'''

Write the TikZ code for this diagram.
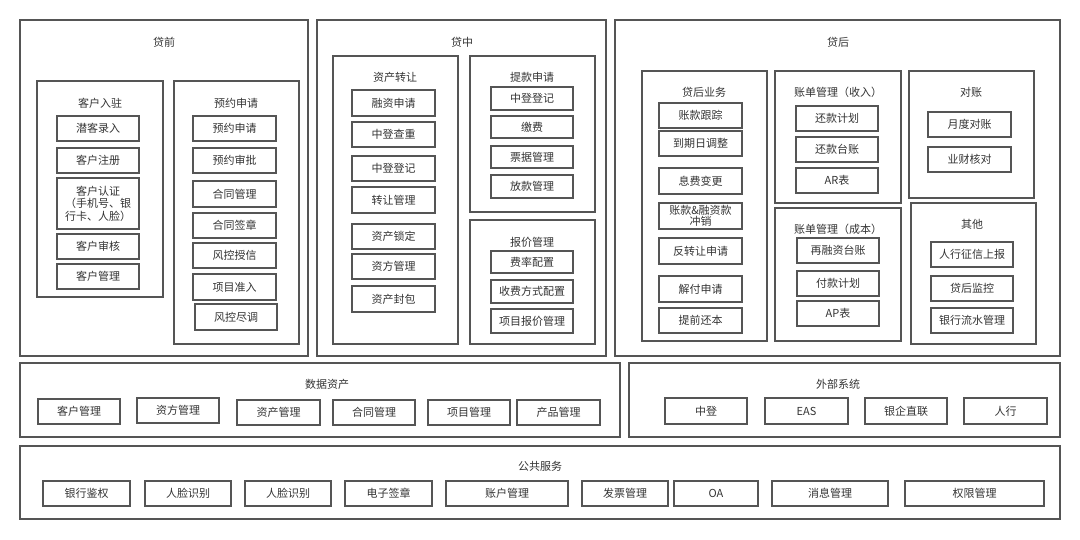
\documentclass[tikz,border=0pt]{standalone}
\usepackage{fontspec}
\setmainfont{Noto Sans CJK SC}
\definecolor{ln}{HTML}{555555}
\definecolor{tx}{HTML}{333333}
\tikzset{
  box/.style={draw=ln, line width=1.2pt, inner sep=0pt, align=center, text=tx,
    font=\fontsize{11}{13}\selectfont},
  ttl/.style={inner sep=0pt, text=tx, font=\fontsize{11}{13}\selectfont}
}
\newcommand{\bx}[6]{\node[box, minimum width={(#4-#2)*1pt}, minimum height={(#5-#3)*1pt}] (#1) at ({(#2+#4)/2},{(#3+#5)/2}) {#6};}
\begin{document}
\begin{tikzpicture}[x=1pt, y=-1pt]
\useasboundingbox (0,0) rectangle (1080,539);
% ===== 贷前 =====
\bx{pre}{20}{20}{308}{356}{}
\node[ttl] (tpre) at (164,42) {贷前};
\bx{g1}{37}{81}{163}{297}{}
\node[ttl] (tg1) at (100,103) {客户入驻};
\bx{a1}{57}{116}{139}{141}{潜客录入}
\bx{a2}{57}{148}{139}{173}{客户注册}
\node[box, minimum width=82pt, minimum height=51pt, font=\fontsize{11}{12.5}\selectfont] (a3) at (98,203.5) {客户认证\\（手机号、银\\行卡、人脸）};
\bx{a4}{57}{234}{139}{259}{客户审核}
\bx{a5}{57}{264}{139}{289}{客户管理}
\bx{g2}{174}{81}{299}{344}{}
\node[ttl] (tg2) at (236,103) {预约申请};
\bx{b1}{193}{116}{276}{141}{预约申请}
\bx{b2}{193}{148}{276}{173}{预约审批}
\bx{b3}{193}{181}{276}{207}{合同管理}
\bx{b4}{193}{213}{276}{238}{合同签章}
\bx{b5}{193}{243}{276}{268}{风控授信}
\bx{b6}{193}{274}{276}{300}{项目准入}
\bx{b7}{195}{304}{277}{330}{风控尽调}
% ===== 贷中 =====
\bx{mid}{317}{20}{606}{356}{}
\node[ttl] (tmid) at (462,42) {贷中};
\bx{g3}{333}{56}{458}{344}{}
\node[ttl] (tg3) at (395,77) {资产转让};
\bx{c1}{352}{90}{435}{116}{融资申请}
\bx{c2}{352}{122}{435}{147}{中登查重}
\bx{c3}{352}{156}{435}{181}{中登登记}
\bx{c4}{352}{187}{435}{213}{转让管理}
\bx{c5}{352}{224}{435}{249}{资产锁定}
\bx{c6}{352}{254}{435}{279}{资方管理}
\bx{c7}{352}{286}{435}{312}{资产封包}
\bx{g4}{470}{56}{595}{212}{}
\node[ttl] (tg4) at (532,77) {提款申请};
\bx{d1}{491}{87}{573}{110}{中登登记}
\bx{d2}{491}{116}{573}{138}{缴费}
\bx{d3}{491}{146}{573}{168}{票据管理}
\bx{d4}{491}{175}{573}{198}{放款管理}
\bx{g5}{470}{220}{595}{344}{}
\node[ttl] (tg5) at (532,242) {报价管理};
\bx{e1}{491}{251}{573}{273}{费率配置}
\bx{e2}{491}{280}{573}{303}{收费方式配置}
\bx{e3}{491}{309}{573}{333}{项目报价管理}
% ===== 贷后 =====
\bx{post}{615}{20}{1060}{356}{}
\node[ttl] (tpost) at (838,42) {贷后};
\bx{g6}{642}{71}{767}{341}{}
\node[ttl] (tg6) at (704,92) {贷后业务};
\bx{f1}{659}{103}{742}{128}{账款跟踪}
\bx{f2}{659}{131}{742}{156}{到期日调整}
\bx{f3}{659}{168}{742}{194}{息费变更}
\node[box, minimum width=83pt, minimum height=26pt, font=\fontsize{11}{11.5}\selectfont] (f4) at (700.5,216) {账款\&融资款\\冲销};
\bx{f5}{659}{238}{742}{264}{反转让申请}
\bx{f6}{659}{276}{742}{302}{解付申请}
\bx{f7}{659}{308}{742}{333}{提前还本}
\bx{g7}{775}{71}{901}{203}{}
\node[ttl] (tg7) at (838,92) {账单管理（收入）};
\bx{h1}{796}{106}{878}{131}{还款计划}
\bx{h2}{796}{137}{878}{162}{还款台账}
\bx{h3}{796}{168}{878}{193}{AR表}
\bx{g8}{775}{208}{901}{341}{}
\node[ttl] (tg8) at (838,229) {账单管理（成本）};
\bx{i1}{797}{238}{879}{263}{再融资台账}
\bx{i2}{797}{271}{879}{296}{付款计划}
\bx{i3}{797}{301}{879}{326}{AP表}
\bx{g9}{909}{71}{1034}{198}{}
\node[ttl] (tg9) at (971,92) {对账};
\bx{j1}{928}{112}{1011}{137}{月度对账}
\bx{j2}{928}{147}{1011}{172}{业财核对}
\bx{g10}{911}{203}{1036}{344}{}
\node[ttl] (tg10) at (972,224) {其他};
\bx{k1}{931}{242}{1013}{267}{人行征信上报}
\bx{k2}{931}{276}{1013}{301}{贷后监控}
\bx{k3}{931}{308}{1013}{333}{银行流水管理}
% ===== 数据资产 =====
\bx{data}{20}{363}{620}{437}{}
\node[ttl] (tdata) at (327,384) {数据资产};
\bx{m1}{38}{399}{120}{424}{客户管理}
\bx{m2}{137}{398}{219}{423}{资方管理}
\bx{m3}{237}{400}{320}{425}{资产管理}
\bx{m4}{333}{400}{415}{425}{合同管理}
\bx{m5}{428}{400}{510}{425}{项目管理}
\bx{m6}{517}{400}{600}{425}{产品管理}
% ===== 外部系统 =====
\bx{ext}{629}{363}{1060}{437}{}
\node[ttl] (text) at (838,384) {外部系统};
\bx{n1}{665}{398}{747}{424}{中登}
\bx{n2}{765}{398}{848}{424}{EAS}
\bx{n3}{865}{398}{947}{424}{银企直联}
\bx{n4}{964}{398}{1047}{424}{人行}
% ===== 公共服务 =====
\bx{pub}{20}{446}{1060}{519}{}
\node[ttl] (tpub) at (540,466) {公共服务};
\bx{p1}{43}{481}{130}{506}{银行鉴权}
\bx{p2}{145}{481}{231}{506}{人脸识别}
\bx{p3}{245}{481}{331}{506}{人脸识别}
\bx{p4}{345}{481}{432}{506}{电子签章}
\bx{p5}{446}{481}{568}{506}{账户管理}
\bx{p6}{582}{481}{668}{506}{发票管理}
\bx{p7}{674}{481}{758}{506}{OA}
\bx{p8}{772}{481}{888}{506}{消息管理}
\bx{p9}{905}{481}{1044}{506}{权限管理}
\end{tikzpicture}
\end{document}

'''

> _Stated exercise_
Print the complete listing exactly, apart from any pictures.

> _Written solution_
Write the TikZ code for this diagram.
\documentclass[tikz,border=0pt]{standalone}
\usepackage{fontspec}
\setmainfont{Noto Sans CJK SC}
\definecolor{ln}{HTML}{555555}
\definecolor{tx}{HTML}{333333}
\tikzset{
  box/.style={draw=ln, line width=1.2pt, inner sep=0pt, align=center, text=tx,
    font=\fontsize{11}{13}\selectfont},
  ttl/.style={inner sep=0pt, text=tx, font=\fontsize{11}{13}\selectfont}
}
\newcommand{\bx}[6]{\node[box, minimum width={(#4-#2)*1pt}, minimum height={(#5-#3)*1pt}] (#1) at ({(#2+#4)/2},{(#3+#5)/2}) {#6};}
\begin{document}
\begin{tikzpicture}[x=1pt, y=-1pt]
\useasboundingbox (0,0) rectangle (1080,539);
% ===== 贷前 =====
\bx{pre}{20}{20}{308}{356}{}
\node[ttl] (tpre) at (164,42) {贷前};
\bx{g1}{37}{81}{163}{297}{}
\node[ttl] (tg1) at (100,103) {客户入驻};
\bx{a1}{57}{116}{139}{141}{潜客录入}
\bx{a2}{57}{148}{139}{173}{客户注册}
\node[box, minimum width=82pt, minimum height=51pt, font=\fontsize{11}{12.5}\selectfont] (a3) at (98,203.5) {客户认证\\（手机号、银\\行卡、人脸）};
\bx{a4}{57}{234}{139}{259}{客户审核}
\bx{a5}{57}{264}{139}{289}{客户管理}
\bx{g2}{174}{81}{299}{344}{}
\node[ttl] (tg2) at (236,103) {预约申请};
\bx{b1}{193}{116}{276}{141}{预约申请}
\bx{b2}{193}{148}{276}{173}{预约审批}
\bx{b3}{193}{181}{276}{207}{合同管理}
\bx{b4}{193}{213}{276}{238}{合同签章}
\bx{b5}{193}{243}{276}{268}{风控授信}
\bx{b6}{193}{274}{276}{300}{项目准入}
\bx{b7}{195}{304}{277}{330}{风控尽调}
% ===== 贷中 =====
\bx{mid}{317}{20}{606}{356}{}
\node[ttl] (tmid) at (462,42) {贷中};
\bx{g3}{333}{56}{458}{344}{}
\node[ttl] (tg3) at (395,77) {资产转让};
\bx{c1}{352}{90}{435}{116}{融资申请}
\bx{c2}{352}{122}{435}{147}{中登查重}
\bx{c3}{352}{156}{435}{181}{中登登记}
\bx{c4}{352}{187}{435}{213}{转让管理}
\bx{c5}{352}{224}{435}{249}{资产锁定}
\bx{c6}{352}{254}{435}{279}{资方管理}
\bx{c7}{352}{286}{435}{312}{资产封包}
\bx{g4}{470}{56}{595}{212}{}
\node[ttl] (tg4) at (532,77) {提款申请};
\bx{d1}{491}{87}{573}{110}{中登登记}
\bx{d2}{491}{116}{573}{138}{缴费}
\bx{d3}{491}{146}{573}{168}{票据管理}
\bx{d4}{491}{175}{573}{198}{放款管理}
\bx{g5}{470}{220}{595}{344}{}
\node[ttl] (tg5) at (532,242) {报价管理};
\bx{e1}{491}{251}{573}{273}{费率配置}
\bx{e2}{491}{280}{573}{303}{收费方式配置}
\bx{e3}{491}{309}{573}{333}{项目报价管理}
% ===== 贷后 =====
\bx{post}{615}{20}{1060}{356}{}
\node[ttl] (tpost) at (838,42) {贷后};
\bx{g6}{642}{71}{767}{341}{}
\node[ttl] (tg6) at (704,92) {贷后业务};
\bx{f1}{659}{103}{742}{128}{账款跟踪}
\bx{f2}{659}{131}{742}{156}{到期日调整}
\bx{f3}{659}{168}{742}{194}{息费变更}
\node[box, minimum width=83pt, minimum height=26pt, font=\fontsize{11}{11.5}\selectfont] (f4) at (700.5,216) {账款\&融资款\\冲销};
\bx{f5}{659}{238}{742}{264}{反转让申请}
\bx{f6}{659}{276}{742}{302}{解付申请}
\bx{f7}{659}{308}{742}{333}{提前还本}
\bx{g7}{775}{71}{901}{203}{}
\node[ttl] (tg7) at (838,92) {账单管理（收入）};
\bx{h1}{796}{106}{878}{131}{还款计划}
\bx{h2}{796}{137}{878}{162}{还款台账}
\bx{h3}{796}{168}{878}{193}{AR表}
\bx{g8}{775}{208}{901}{341}{}
\node[ttl] (tg8) at (838,229) {账单管理（成本）};
\bx{i1}{797}{238}{879}{263}{再融资台账}
\bx{i2}{797}{271}{879}{296}{付款计划}
\bx{i3}{797}{301}{879}{326}{AP表}
\bx{g9}{909}{71}{1034}{198}{}
\node[ttl] (tg9) at (971,92) {对账};
\bx{j1}{928}{112}{1011}{137}{月度对账}
\bx{j2}{928}{147}{1011}{172}{业财核对}
\bx{g10}{911}{203}{1036}{344}{}
\node[ttl] (tg10) at (972,224) {其他};
\bx{k1}{931}{242}{1013}{267}{人行征信上报}
\bx{k2}{931}{276}{1013}{301}{贷后监控}
\bx{k3}{931}{308}{1013}{333}{银行流水管理}
% ===== 数据资产 =====
\bx{data}{20}{363}{620}{437}{}
\node[ttl] (tdata) at (327,384) {数据资产};
\bx{m1}{38}{399}{120}{424}{客户管理}
\bx{m2}{137}{398}{219}{423}{资方管理}
\bx{m3}{237}{400}{320}{425}{资产管理}
\bx{m4}{333}{400}{415}{425}{合同管理}
\bx{m5}{428}{400}{510}{425}{项目管理}
\bx{m6}{517}{400}{600}{425}{产品管理}
% ===== 外部系统 =====
\bx{ext}{629}{363}{1060}{437}{}
\node[ttl] (text) at (838,384) {外部系统};
\bx{n1}{665}{398}{747}{424}{中登}
\bx{n2}{765}{398}{848}{424}{EAS}
\bx{n3}{865}{398}{947}{424}{银企直联}
\bx{n4}{964}{398}{1047}{424}{人行}
% ===== 公共服务 =====
\bx{pub}{20}{446}{1060}{519}{}
\node[ttl] (tpub) at (540,466) {公共服务};
\bx{p1}{43}{481}{130}{506}{银行鉴权}
\bx{p2}{145}{481}{231}{506}{人脸识别}
\bx{p3}{245}{481}{331}{506}{人脸识别}
\bx{p4}{345}{481}{432}{506}{电子签章}
\bx{p5}{446}{481}{568}{506}{账户管理}
\bx{p6}{582}{481}{668}{506}{发票管理}
\bx{p7}{674}{481}{758}{506}{OA}
\bx{p8}{772}{481}{888}{506}{消息管理}
\bx{p9}{905}{481}{1044}{506}{权限管理}
\end{tikzpicture}
\end{document}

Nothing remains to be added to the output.